Survey after survey consistently showed the leading candidate was far ahead. The funds available for his campaigns were invincibly robust and widespread. And our population of largely lower middle to lower classes were far from susceptible to money politics.

Two days before the election, my partner, Nigel, was conversing with our cleaner.
Nigel : Jerri, have you received any money (for the elections) from any candidate this year?
Jerri : No, not yet.
Nigel : But you did, in the last election 5 years ago, right?
Jerri : Oh yes, yes I did. This time we got some staples.
Nigel : Ah…staples this time. So no money? Staples like rice, cooking oil..?
Jerri : Not yet. Yes, staples - rice 5 kg, sugar…hehe
Nigel: That’s useful. So do you think you will get some money closer to the day?
Jerri : I hope so (giggles hopefully)
Nigel: So do you think you will vote for the giver? Or unsure…?
Jerri: I will lah. Feel sorry for him, since he has already given us…..
Nigel and I went back to working on our laptops.
It seemed like the start of long cloudy days ahead.

Jerri is not alone. In fact, he is one among the large majority within our populous country where the nation’s affairs, corruption and political leaders even, are seen as distinct and separate issues from their everyday lives of making ends meet and getting food on the table.
The issues of public facilities, health and welfare access, road infrastructure and transportation appear to them as disconnected and as distant to their lives as Japan is to Africa.
"Disconnected", not in the sense that they do not avail of these facilities or are influenced by the impact of public policies, but more so in the sense of being powerless recipients of whatever has been decided for them, convinced in their inability to affect change.
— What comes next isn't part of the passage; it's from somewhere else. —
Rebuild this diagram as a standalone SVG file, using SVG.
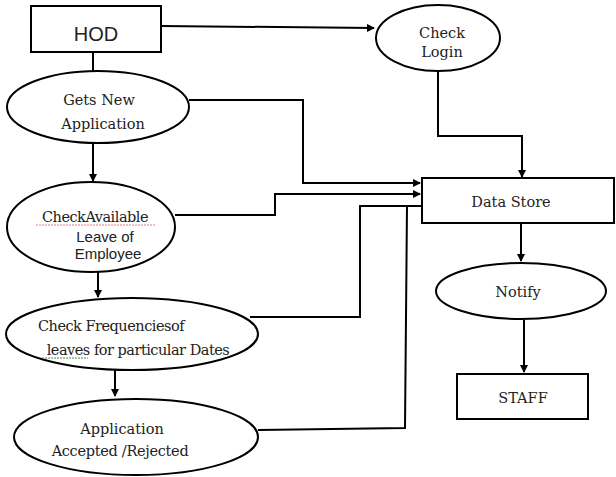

In the last two elections I have consistently supported the incumbent. No regrets. During his almost decade tenure, he has build infrastructure and set up many systems for the nation no leader had ever done.
However when he intervened in the Presidential electorate process through the placement of his brother-in-law as Supreme Court judge to change the constitution and qualify his constitutionally under-aged son to become vice-president elect, the President committed a crime against the people that will forever taint his legacy.
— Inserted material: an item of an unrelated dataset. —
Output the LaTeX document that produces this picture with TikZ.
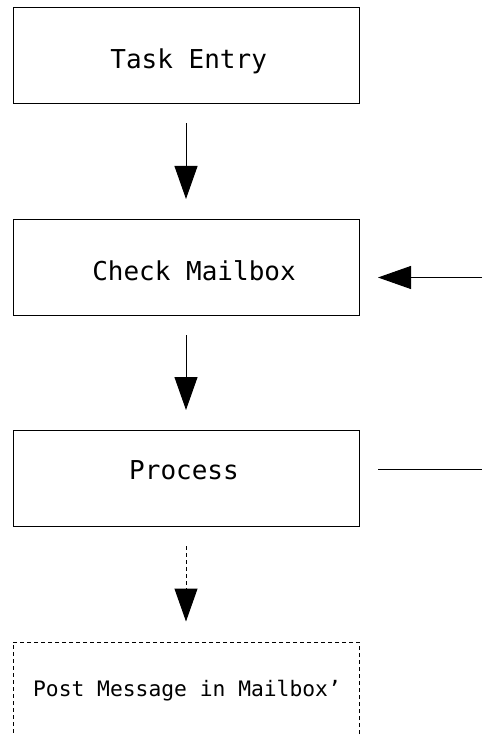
\documentclass[tikz,border=0pt]{standalone}
\usepackage{fontspec}
\newfontfamily\boxmono{DejaVu Sans Mono}
\usetikzlibrary{arrows.meta}
\tikzset{
  stage/.style={draw, line width=1pt, minimum width=346pt, minimum height=96pt, inner sep=0pt},
  future/.style={stage, dash pattern=on 4pt off 3pt},
  caption/.style={anchor=base, inner sep=0pt, font=\boxmono\fontsize{26}{30}\selectfont},
  smallcaption/.style={caption, font=\boxmono\fontsize{21.3}{26}\selectfont},
  flow/.style={line width=1pt, -{Triangle[length=33pt,width=23pt]}},
  gap/.style={shorten <=19pt, shorten >=20pt},
}
\begin{document}
\begin{tikzpicture}[x=1pt,y=-1pt]
\useasboundingbox (0,0) rectangle (482,735);
% boxes
\node[stage] (entry) at (186,56) {};
\node[stage] (check) at (186,267.5) {};
\node[stage] (proc) at (186,478.5) {};
\node[future] (post) at (186,690) {};
% their texts
\node[caption] (entryT) at (188.7,68.3) {Task Entry};
\node[caption] (checkT) at (194,280) {Check Mailbox};
\node[caption] (procT) at (184,479.3) {Process};
\node[smallcaption] (postT) at (187,696.7) {Post Message in Mailbox’};

% flow between the boxes
\draw[flow, gap] (entry.south) -- (check.north);
\draw[flow, gap] (check.south) -- (proc.north);
\draw[flow, gap, dash pattern=on 4pt off 3pt] (proc.south) -- (post.north);

% incoming and outgoing links at the right
\coordinate (inR) at (482,277.5);
\coordinate (inL) at (378,277.5);
\draw[flow] (inR) -- (inL);

\coordinate (outL) at (378,469);
\coordinate (outR) at (482,469);
\draw[line width=1pt] (outL) -- (outR);
\end{tikzpicture}
\end{document}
But much more importantly, why I could never vote for his son, was because they were intently sending the message against meritocracy (a value that the President had ironically consistently and heavily promoted when he first took office as Governor 12 years ago), and for nepotism.
They were again silently, cruely, sending a message to my cleaner, millions like him and their children, that they were powerless and that they cannot never affect change.
That was what was so distasteful.
To circumcise one’s ability to believe that we can be the masters of our own destinies. That the voice of one person matters. That, regardless of one’s background, one can develop the ability and power to affect change, and it is not exclusive to only those who have power or money.
Nay, nay I say let the words of William Ernest Henley awaken us to rise up against all maneuvers towards injustice and encourage each of us to do our part and continue to uphold what is right, just as it did for Nelson Mandela when he read that very poem within prison walls, on what should be:
I am the master of my fate. I am the captain of my soul.